Par ailleurs, si le texte actuel rappelle que la mesure est censée concerner des sites «obsolètes» sans usage d’énergie ou de stockage d’eau, il oublie de nombreuses dimensions qui ont été soigneusement niées par les lobbies (et parfois les experts) : existence d’habitats anthropiques d’intérêt sur les  sites anciens , patrimoines locaux, régulation de crues et sécheresses, etc. L’ajout fait par Cesar Luena et deux co-rapporteurs tend même à aggraver le texte initialement proposé par la Commission, puisqu’il inclut désormais sans réserve d’usage des «barrières dont la suppression a un fort impact écologique». C’est notamment ici la demande du lobby naturaliste WWF, de Dam Removal et de quelques autres acteurs ne faisant pas mystère de leur souhait de détruire des barrages même s’ils produisent de l’hydro-électricité ou assurent des stocks d’eau. Un choix qui indigne le citoyens partout où il est proposé.
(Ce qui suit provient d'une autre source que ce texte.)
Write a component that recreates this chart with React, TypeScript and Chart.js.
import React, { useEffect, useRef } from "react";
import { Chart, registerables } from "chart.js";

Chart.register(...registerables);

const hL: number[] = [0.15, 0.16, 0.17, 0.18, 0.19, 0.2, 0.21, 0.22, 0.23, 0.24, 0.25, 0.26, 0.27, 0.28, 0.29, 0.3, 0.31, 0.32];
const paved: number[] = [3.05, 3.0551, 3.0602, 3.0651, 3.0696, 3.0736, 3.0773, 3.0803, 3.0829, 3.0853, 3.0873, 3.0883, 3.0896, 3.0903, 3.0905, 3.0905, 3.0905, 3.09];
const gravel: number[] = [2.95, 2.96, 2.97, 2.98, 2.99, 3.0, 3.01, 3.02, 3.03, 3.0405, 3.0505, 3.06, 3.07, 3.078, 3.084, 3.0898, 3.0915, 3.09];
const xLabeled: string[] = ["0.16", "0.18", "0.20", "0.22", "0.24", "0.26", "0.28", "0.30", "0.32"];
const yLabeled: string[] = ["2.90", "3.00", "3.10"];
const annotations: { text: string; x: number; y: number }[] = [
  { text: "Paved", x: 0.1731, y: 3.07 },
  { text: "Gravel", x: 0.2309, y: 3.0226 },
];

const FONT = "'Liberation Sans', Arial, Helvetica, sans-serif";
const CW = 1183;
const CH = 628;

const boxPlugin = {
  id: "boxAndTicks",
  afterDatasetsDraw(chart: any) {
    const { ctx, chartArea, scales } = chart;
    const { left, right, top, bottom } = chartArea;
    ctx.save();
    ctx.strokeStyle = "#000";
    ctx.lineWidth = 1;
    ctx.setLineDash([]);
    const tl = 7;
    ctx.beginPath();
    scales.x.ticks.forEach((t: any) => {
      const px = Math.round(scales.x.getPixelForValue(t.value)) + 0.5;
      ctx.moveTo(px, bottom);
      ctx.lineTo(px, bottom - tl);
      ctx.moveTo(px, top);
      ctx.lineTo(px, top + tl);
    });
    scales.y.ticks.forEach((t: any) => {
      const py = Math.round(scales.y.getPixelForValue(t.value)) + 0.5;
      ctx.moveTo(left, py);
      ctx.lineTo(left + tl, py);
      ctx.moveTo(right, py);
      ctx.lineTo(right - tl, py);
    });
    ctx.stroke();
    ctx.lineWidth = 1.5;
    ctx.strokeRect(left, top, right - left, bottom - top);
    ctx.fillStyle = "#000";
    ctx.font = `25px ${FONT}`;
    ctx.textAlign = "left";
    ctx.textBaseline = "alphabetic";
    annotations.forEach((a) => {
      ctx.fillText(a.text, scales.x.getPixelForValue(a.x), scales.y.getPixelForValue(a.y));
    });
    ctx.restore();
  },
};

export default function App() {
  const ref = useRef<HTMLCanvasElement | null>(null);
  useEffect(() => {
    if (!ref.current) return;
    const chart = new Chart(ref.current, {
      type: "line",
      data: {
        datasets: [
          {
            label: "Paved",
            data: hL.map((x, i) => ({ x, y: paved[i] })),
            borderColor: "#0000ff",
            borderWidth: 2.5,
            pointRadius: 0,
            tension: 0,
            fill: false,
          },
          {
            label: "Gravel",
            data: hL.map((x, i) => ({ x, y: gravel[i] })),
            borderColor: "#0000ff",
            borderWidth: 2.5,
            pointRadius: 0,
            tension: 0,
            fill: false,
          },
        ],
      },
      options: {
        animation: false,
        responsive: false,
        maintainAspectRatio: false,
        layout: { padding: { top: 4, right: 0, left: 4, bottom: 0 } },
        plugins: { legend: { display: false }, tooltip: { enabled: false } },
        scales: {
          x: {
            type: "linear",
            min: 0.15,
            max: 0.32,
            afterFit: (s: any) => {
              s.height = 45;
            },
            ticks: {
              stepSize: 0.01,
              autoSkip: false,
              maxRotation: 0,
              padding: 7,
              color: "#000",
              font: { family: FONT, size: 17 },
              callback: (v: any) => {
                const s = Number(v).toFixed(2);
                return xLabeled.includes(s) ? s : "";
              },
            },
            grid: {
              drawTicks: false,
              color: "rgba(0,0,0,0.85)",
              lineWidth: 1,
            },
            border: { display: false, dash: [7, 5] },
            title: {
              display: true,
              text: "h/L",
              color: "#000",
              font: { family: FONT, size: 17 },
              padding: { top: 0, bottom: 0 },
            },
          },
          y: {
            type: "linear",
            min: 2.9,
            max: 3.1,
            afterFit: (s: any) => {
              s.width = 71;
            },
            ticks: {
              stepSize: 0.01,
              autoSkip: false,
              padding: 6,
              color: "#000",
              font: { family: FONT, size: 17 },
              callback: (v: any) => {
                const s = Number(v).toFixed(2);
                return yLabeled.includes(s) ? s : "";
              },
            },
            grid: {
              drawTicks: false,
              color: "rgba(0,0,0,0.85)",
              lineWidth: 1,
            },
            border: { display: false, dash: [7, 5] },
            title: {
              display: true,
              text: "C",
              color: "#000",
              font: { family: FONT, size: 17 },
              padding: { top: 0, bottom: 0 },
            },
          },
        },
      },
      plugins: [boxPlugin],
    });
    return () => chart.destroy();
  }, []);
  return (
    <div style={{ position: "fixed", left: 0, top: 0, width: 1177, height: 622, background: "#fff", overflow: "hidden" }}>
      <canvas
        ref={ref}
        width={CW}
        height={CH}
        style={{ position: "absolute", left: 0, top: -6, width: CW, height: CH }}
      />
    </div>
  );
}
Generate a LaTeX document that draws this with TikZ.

Nous allons bien évidemment appeler les parlementaires européens à revenir à la raison. Un dossier consacré à l’échec français en matière de continuité écologique commence à leur être diffusé (il sera bientôt disponible sur ce site). 

Ce texte européen  se veut un banc d’essai sur quelques dizaines de milliers de kilomètres de rivières à restaurer, avec une amplification après 2030. Il doit partir sur des bonnes bases :
  • L’Europe affrontera des besoins critiques en eau et en énergie, qui doivent avoir primauté normative non ambigüe sur les options de «ré-ensauvagement» des milieux aquatiques.
  • Les tentatives d’imposer aux populations locales des solutions uniques décidées par des technocraties lointaines échouent partout, elles se traduisent par des injustices territoriales et par une régression de la perception de l’écologie.
  • Les rivières européennes sont des réalités anthropisées depuis 6 millénaires, tandis que le réchauffement climatique est en train de changer les conditions de tous les systèmes aquatiques. Il est donc simpliste et même aberrant de faire encore croire aux citoyens qu’une «nature» se «restaure» dans un état antérieur sous prétexte que tel ouvrage est ou non présent.
  • L’obsession du retour à une nature pré-humaine peut aussi se traduire par la destruction d’habitats anthropiques d’intérêt, cette issue doit donc être clairement traitée par le droit en exigeant des inventaires préalables complets de biodiversité sur site, en interdisant des perturbations ne correspondant à aucun intérêt public réel, ou ayant des alternatives meilleures. 
  • Il est tout à fait possible de préférer des aménagements de tronçons de rivière en vue d’avoir une  haute «naturalité» (entendue comme faible impact humain), mais un tel choix doit relever des préférences locales au cas par cas, avec justification forte et adhésion réelle. Un tel choix constitue par ailleurs lui aussi et en dernier ressort un aménagement anthropique (la création d’un certain type de paysage fluvial désiré par des riverains). Opposer l’humain et la nature n’a pas ici de sens, ce sont toujours des relations nature-culture qui se décident et se déploient. 
  • La technocratie européenne doit écouter l'ensemble des parties prenantes concernées dans la construction de ses décisions, et non une sélection d'acteurs confortant des choix administratifs sectoriels. Elle doit aussi respecter le principe de subsidiarité et ne pas imposer aux Etats et aux communautés des choix prédéfinis là où il existe des alternatives.